Toroidal orbifolds, destackification, and Kummer blowings up

TL;DR

This paper develops a functorial destackification process for toroidal DM stacks, introduces Kummer blowings up as a new class of modifications, and applies these to achieve functorial toroidal resolution of singularities.

Contribution

It constructs a maximal toroidal coarsening and a destackification functor for toroidal DM stacks, introducing Kummer blowings up for non-representable modifications.

Findings

Existence of a maximal toroidal coarsening with logarithmically smooth morphism.

Construction of a functorial destackification sequence leading to the coarse moduli space.
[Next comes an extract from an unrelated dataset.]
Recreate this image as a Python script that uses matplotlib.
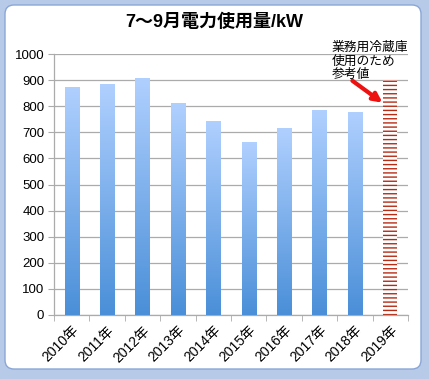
import numpy as np
import matplotlib
matplotlib.use('Agg')
import matplotlib.pyplot as plt
from matplotlib.colors import LinearSegmentedColormap
from matplotlib.patches import FancyBboxPatch

plt.rcParams['font.family'] = ['Liberation Sans', 'Noto Sans CJK JP', 'DejaVu Sans']
plt.rcParams['hatch.linewidth'] = 1.0

years = ['2010年', '2011年', '2012年', '2013年', '2014年',
         '2015年', '2016年', '2017年', '2018年', '2019年']
usage = [875, 885, 910, 812, 745, 662, 716, 786, 780]
reference_value = 900
title = '7～9月電力使用量/kW'
note = '業務用冷蔵庫\n使用のため\n参考値'
yticks = [0, 100, 200, 300, 400, 500, 600, 700, 800, 900, 1000]

fig = plt.figure(figsize=(4.29, 3.79), dpi=100)
fig.patch.set_facecolor('#b7cbe9')
frame = FancyBboxPatch((0.05, 0.10), 4.16, 3.64,
                       boxstyle='round,pad=0,rounding_size=0.09',
                       transform=fig.dpi_scale_trans, facecolor='white',
                       edgecolor='#8aa6d6', linewidth=1.0, zorder=-10)
fig.add_artist(frame)

ax = fig.add_axes([0.126, 0.169, 0.825, 0.688])
ax.set_zorder(1)
ax.set_facecolor('none')

x = np.arange(len(years))
width = 0.40
bars = ax.bar(x[:len(usage)], usage, width=width, color='#7fb0ea',
              linewidth=0, zorder=2)
cmap = LinearSegmentedColormap.from_list('g', ['#4a8fd8', '#b0d0ff'])
grad = np.linspace(0, 1, 256).reshape(-1, 1)
for b in bars:
    x0, y0 = b.get_x(), b.get_y()
    w, h = b.get_width(), b.get_height()
    im = ax.imshow(grad, extent=(x0, x0 + w, y0, y0 + h), origin='lower',
                   cmap=cmap, aspect='auto', zorder=3)
    im.set_clip_path(b)

ax.bar(x[len(usage)], reference_value, width=width, facecolor='white',
       edgecolor='#b82a14', hatch='----', linewidth=0, zorder=2)

ax.set_xlim(-0.5, len(years) - 0.5)
ax.set_ylim(0, 1000)
ax.set_yticks(yticks)
ax.set_yticklabels([str(v) for v in yticks], fontsize=9.5)
ax.yaxis.grid(True, color='#ababab', linewidth=0.9, zorder=1)
ax.set_axisbelow(True)

ax.set_xticks(x)
ax.set_xticklabels(years, fontsize=10, rotation=45, ha='right',
                   rotation_mode='anchor')
ax.set_xticks(np.arange(len(years) + 1) - 0.5, minor=True)
ax.tick_params(axis='x', which='major', length=0, pad=6)
ax.tick_params(axis='x', which='minor', length=4, color='#ababab')
ax.tick_params(axis='y', length=4, color='#ababab', pad=3)

for s in ['top', 'right']:
    ax.spines[s].set_visible(False)
for s in ['left', 'bottom']:
    ax.spines[s].set_color('#ababab')
    ax.spines[s].set_linewidth(0.9)

ax.annotate('', xy=(8.78, 814), xytext=(7.93, 898),
            arrowprops=dict(arrowstyle='-|>', color='#ee1111', lw=3,
                            mutation_scale=13, shrinkA=0, shrinkB=0),
            annotation_clip=False, zorder=5)
ax.text(7.35, 1050, note, va='top', ha='left', fontsize=9.2,
        linespacing=1.2, clip_on=False, zorder=5)

fig.text(0.5, 1 - 22 / 379, title, ha='center', va='center',
         fontsize=13, fontweight='bold')

fig.savefig('out.png', dpi=100)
Introduction of Kummer blowings up as non-representable birational modifications.

Abstract

We show that any toroidal DM stack $X$ with finite diagonalizable inertia possesses a maximal toroidal coarsening $X_{tcs}$ such that the morphism $X\to X_{tcs}$ is logarithmically smooth. Further, we use torification results of [AT17] to construct a destackification functor, a variant of the main result of Bergh [Ber17], on the category of such toroidal stacks $X$. Namely, we associate to $X$ a sequence of blowings up of toroidal stacks $\widetilde{\mathcal{F}}_X\:Y\longrightarrow X$ such that $Y_{tc}$ coincides with the usual coarse moduli space $Y_{cs}$. In particular, this provides a toroidal resolution of the algebraic space $X_{cs}$. Both $X_{tcs}$ and $\widetilde{\mathcal{F}}_X$ are functorial with respect to strict inertia preserving morphisms $X'\to X$. Finally, we use coarsening morphisms to introduce a class of non-representable birational modifications of toroidal stacks called Kummer blowings up. These modifications, as well as our version of destackification, are used in our work on functorial toroidal resolution of singularities.